▶ **Aim**: Repeat the full listing below verbatim and keep the images out.
================================
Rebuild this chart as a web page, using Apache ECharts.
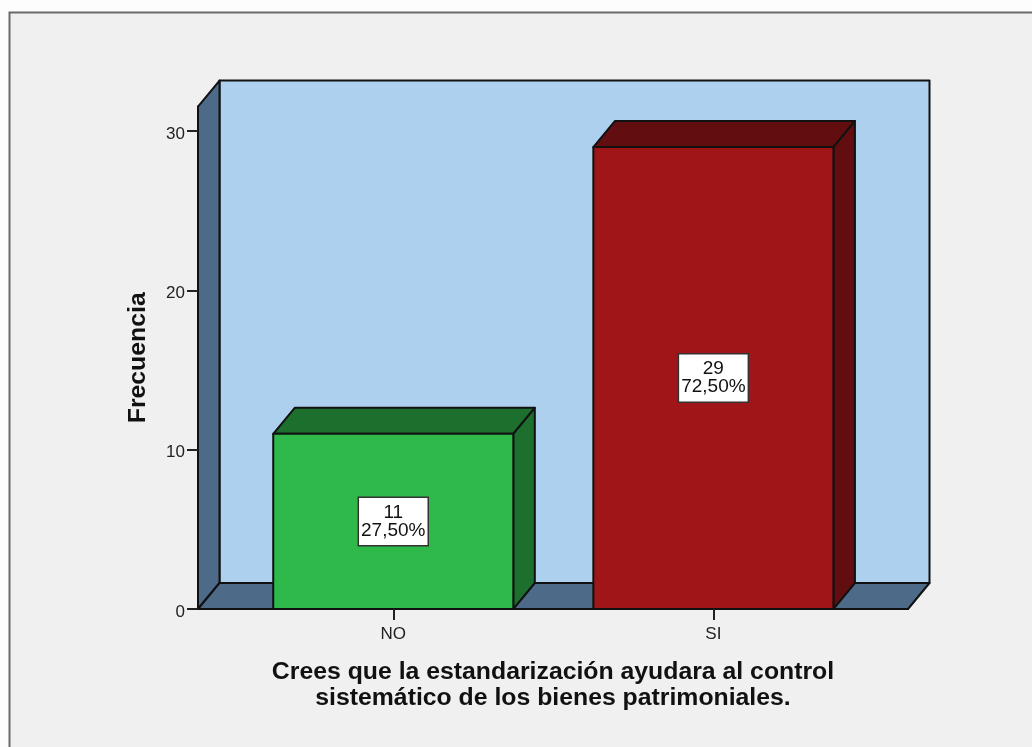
<!DOCTYPE html>
<html>
<head>
<meta charset="utf-8">
<style>
html, body { margin: 0; padding: 0; background: #fdfdfd; }
#main { width: 1032px; height: 747px; }
</style>
<script src="https://cdn.jsdelivr.net/npm/echarts@6/dist/echarts.min.js"></script>
</head>
<body>
<div id="main"></div>
<script>
const categories = ['NO', 'SI']
const frecuencia = [11, 29]
const porcentajes = ['27,50%', '72,50%']
const yTicks = [0, 10, 20, 30]
const xPositions = [0, 1]
const faceColors = ['#2fb94b', '#a01518']
const shadeColors = ['#1c6f2d', '#620e10']

// the fake 3D depth in pixels, same as the old SPSS chart
const depthX = 21.5
const depthY = -26
const barWidth = 0.75
const xMin = -0.61
const xMax = 1.608
const yMax = 31.54
const edge = '#111'

const myChart = echarts.init(document.getElementById('main'))

function poly (points, fill) {
  return {
    type: 'polygon',
    shape: { points: points },
    style: { fill: fill, stroke: edge, lineWidth: 2, lineJoin: 'round' }
  }
}

function renderWalls (params, api) {
  const a = api.coord([xMin, 0])
  const b = api.coord([xMax, 0])
  const c = api.coord([xMin, yMax])
  const off = p => [p[0] + depthX, p[1] + depthY]
  const d = off(b)
  const e = off(a)
  const f = off(c)
  const g = [d[0], f[1]]
  return {
    type: 'group',
    children: [
      poly([e, d, g, f], '#aed0ef'),
      poly([a, e, f, c], '#4d6b88'),
      poly([a, b, d, e], '#4d6b88')
    ]
  }
}

function renderBar (params, api) {
  const i = params.dataIndex
  const x = api.value(0)
  const top = api.value(1)
  const p0 = api.coord([x - barWidth / 2, 0])
  const p1 = api.coord([x + barWidth / 2, 0])
  const p2 = api.coord([x + barWidth / 2, top])
  const p3 = api.coord([x - barWidth / 2, top])
  const off = p => [p[0] + depthX, p[1] + depthY]
  return {
    type: 'group',
    children: [
      poly([p3, p2, off(p2), off(p3)], shadeColors[i]),
      poly([p1, off(p1), off(p2), p2], shadeColors[i]),
      poly([p0, p1, p2, p3], faceColors[i])
    ]
  }
}

const option = {
  animation: false,
  graphic: [{
    type: 'rect',
    shape: { x: 9.5, y: 12.5, width: 1200, height: 900 },
    style: { fill: '#f0f0f0', stroke: '#6a6a6a', lineWidth: 2 }
  }],
  grid: { left: 198, width: 710, top: 106.6, height: 502.4 },
  xAxis: {
    type: 'value',
    z: 5,
    min: xMin,
    max: xMax,
    splitLine: { show: false },
    axisLine: { show: true, onZero: false, lineStyle: { color: edge, width: 2 } },
    axisTick: { show: true, customValues: xPositions, length: 11, lineStyle: { color: '#222', width: 2 } },
    axisLabel: {
      customValues: xPositions,
      formatter: v => categories[v],
      color: '#222',
      fontFamily: 'Liberation Sans',
      fontSize: 17,
      margin: 17
    },
    name: 'Crees que la estandarización ayudara al control\nsistemático de los bienes patrimoniales.',
    nameLocation: 'middle',
    nameGap: 50,
    nameTextStyle: { color: '#111', fontFamily: 'Liberation Sans', fontWeight: 'bold', fontSize: 24.8, lineHeight: 26 }
  },
  yAxis: {
    type: 'value',
    z: 5,
    min: 0,
    max: yMax,
    splitLine: { show: false },
    axisLine: { show: true, onZero: false, lineStyle: { color: edge, width: 2 } },
    axisTick: { show: true, customValues: yTicks, length: 11, lineStyle: { color: '#222', width: 2 } },
    axisLabel: {
      customValues: yTicks,
      color: '#222',
      fontFamily: 'Liberation Sans',
      fontSize: 17,
      margin: 13,
      verticalAlign: 'top',
      lineHeight: 6
    },
    name: 'Frecuencia',
    nameLocation: 'middle',
    nameRotate: 90,
    nameGap: 47,
    nameTextStyle: { color: '#111', fontFamily: 'Liberation Sans', fontWeight: 'bold', fontSize: 24.8 }
  },
  series: [
    {
      type: 'custom',
      coordinateSystem: 'cartesian2d',
      clip: false,
      silent: true,
      z: 1,
      renderItem: renderWalls,
      data: [[0, 0]]
    },
    {
      type: 'custom',
      coordinateSystem: 'cartesian2d',
      clip: false,
      z: 2,
      renderItem: renderBar,
      encode: { x: 0, y: 1 },
      data: frecuencia.map((v, i) => [xPositions[i], v])
    },
    {
      type: 'scatter',
      symbolSize: 0,
      z: 6,
      itemStyle: { opacity: 1 },
      data: frecuencia.map((v, i) => [xPositions[i], v / 2]),
      label: {
        show: true,
        position: 'inside',
        formatter: p => frecuencia[p.dataIndex] + '\n' + porcentajes[p.dataIndex],
        color: '#111',
        fontFamily: 'Liberation Sans',
        fontSize: 19,
        lineHeight: 18,
        backgroundColor: '#fff',
        borderColor: '#333',
        borderWidth: 1.5,
        padding: [10, 2, 1, 2]
      }
    }
  ]
}

myChart.setOption(option, true)
</script>
</body>
</html>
================================
▶ **Full answer**:
Rebuild this chart as a web page, using Apache ECharts.
<!DOCTYPE html>
<html>
<head>
<meta charset="utf-8">
<style>
html, body { margin: 0; padding: 0; background: #fdfdfd; }
#main { width: 1032px; height: 747px; }
</style>
<script src="https://cdn.jsdelivr.net/npm/echarts@6/dist/echarts.min.js"></script>
</head>
<body>
<div id="main"></div>
<script>
const categories = ['NO', 'SI']
const frecuencia = [11, 29]
const porcentajes = ['27,50%', '72,50%']
const yTicks = [0, 10, 20, 30]
const xPositions = [0, 1]
const faceColors = ['#2fb94b', '#a01518']
const shadeColors = ['#1c6f2d', '#620e10']

// the fake 3D depth in pixels, same as the old SPSS chart
const depthX = 21.5
const depthY = -26
const barWidth = 0.75
const xMin = -0.61
const xMax = 1.608
const yMax = 31.54
const edge = '#111'

const myChart = echarts.init(document.getElementById('main'))

function poly (points, fill) {
  return {
    type: 'polygon',
    shape: { points: points },
    style: { fill: fill, stroke: edge, lineWidth: 2, lineJoin: 'round' }
  }
}

function renderWalls (params, api) {
  const a = api.coord([xMin, 0])
  const b = api.coord([xMax, 0])
  const c = api.coord([xMin, yMax])
  const off = p => [p[0] + depthX, p[1] + depthY]
  const d = off(b)
  const e = off(a)
  const f = off(c)
  const g = [d[0], f[1]]
  return {
    type: 'group',
    children: [
      poly([e, d, g, f], '#aed0ef'),
      poly([a, e, f, c], '#4d6b88'),
      poly([a, b, d, e], '#4d6b88')
    ]
  }
}

function renderBar (params, api) {
  const i = params.dataIndex
  const x = api.value(0)
  const top = api.value(1)
  const p0 = api.coord([x - barWidth / 2, 0])
  const p1 = api.coord([x + barWidth / 2, 0])
  const p2 = api.coord([x + barWidth / 2, top])
  const p3 = api.coord([x - barWidth / 2, top])
  const off = p => [p[0] + depthX, p[1] + depthY]
  return {
    type: 'group',
    children: [
      poly([p3, p2, off(p2), off(p3)], shadeColors[i]),
      poly([p1, off(p1), off(p2), p2], shadeColors[i]),
      poly([p0, p1, p2, p3], faceColors[i])
    ]
  }
}

const option = {
  animation: false,
  graphic: [{
    type: 'rect',
    shape: { x: 9.5, y: 12.5, width: 1200, height: 900 },
    style: { fill: '#f0f0f0', stroke: '#6a6a6a', lineWidth: 2 }
  }],
  grid: { left: 198, width: 710, top: 106.6, height: 502.4 },
  xAxis: {
    type: 'value',
    z: 5,
    min: xMin,
    max: xMax,
    splitLine: { show: false },
    axisLine: { show: true, onZero: false, lineStyle: { color: edge, width: 2 } },
    axisTick: { show: true, customValues: xPositions, length: 11, lineStyle: { color: '#222', width: 2 } },
    axisLabel: {
      customValues: xPositions,
      formatter: v => categories[v],
      color: '#222',
      fontFamily: 'Liberation Sans',
      fontSize: 17,
      margin: 17
    },
    name: 'Crees que la estandarización ayudara al control\nsistemático de los bienes patrimoniales.',
    nameLocation: 'middle',
    nameGap: 50,
    nameTextStyle: { color: '#111', fontFamily: 'Liberation Sans', fontWeight: 'bold', fontSize: 24.8, lineHeight: 26 }
  },
  yAxis: {
    type: 'value',
    z: 5,
    min: 0,
    max: yMax,
    splitLine: { show: false },
    axisLine: { show: true, onZero: false, lineStyle: { color: edge, width: 2 } },
    axisTick: { show: true, customValues: yTicks, length: 11, lineStyle: { color: '#222', width: 2 } },
    axisLabel: {
      customValues: yTicks,
      color: '#222',
      fontFamily: 'Liberation Sans',
      fontSize: 17,
      margin: 13,
      verticalAlign: 'top',
      lineHeight: 6
    },
    name: 'Frecuencia',
    nameLocation: 'middle',
    nameRotate: 90,
    nameGap: 47,
    nameTextStyle: { color: '#111', fontFamily: 'Liberation Sans', fontWeight: 'bold', fontSize: 24.8 }
  },
  series: [
    {
      type: 'custom',
      coordinateSystem: 'cartesian2d',
      clip: false,
      silent: true,
      z: 1,
      renderItem: renderWalls,
      data: [[0, 0]]
    },
    {
      type: 'custom',
      coordinateSystem: 'cartesian2d',
      clip: false,
      z: 2,
      renderItem: renderBar,
      encode: { x: 0, y: 1 },
      data: frecuencia.map((v, i) => [xPositions[i], v])
    },
    {
      type: 'scatter',
      symbolSize: 0,
      z: 6,
      itemStyle: { opacity: 1 },
      data: frecuencia.map((v, i) => [xPositions[i], v / 2]),
      label: {
        show: true,
        position: 'inside',
        formatter: p => frecuencia[p.dataIndex] + '\n' + porcentajes[p.dataIndex],
        color: '#111',
        fontFamily: 'Liberation Sans',
        fontSize: 19,
        lineHeight: 18,
        backgroundColor: '#fff',
        borderColor: '#333',
        borderWidth: 1.5,
        padding: [10, 2, 1, 2]
      }
    }
  ]
}

myChart.setOption(option, true)
</script>
</body>
</html>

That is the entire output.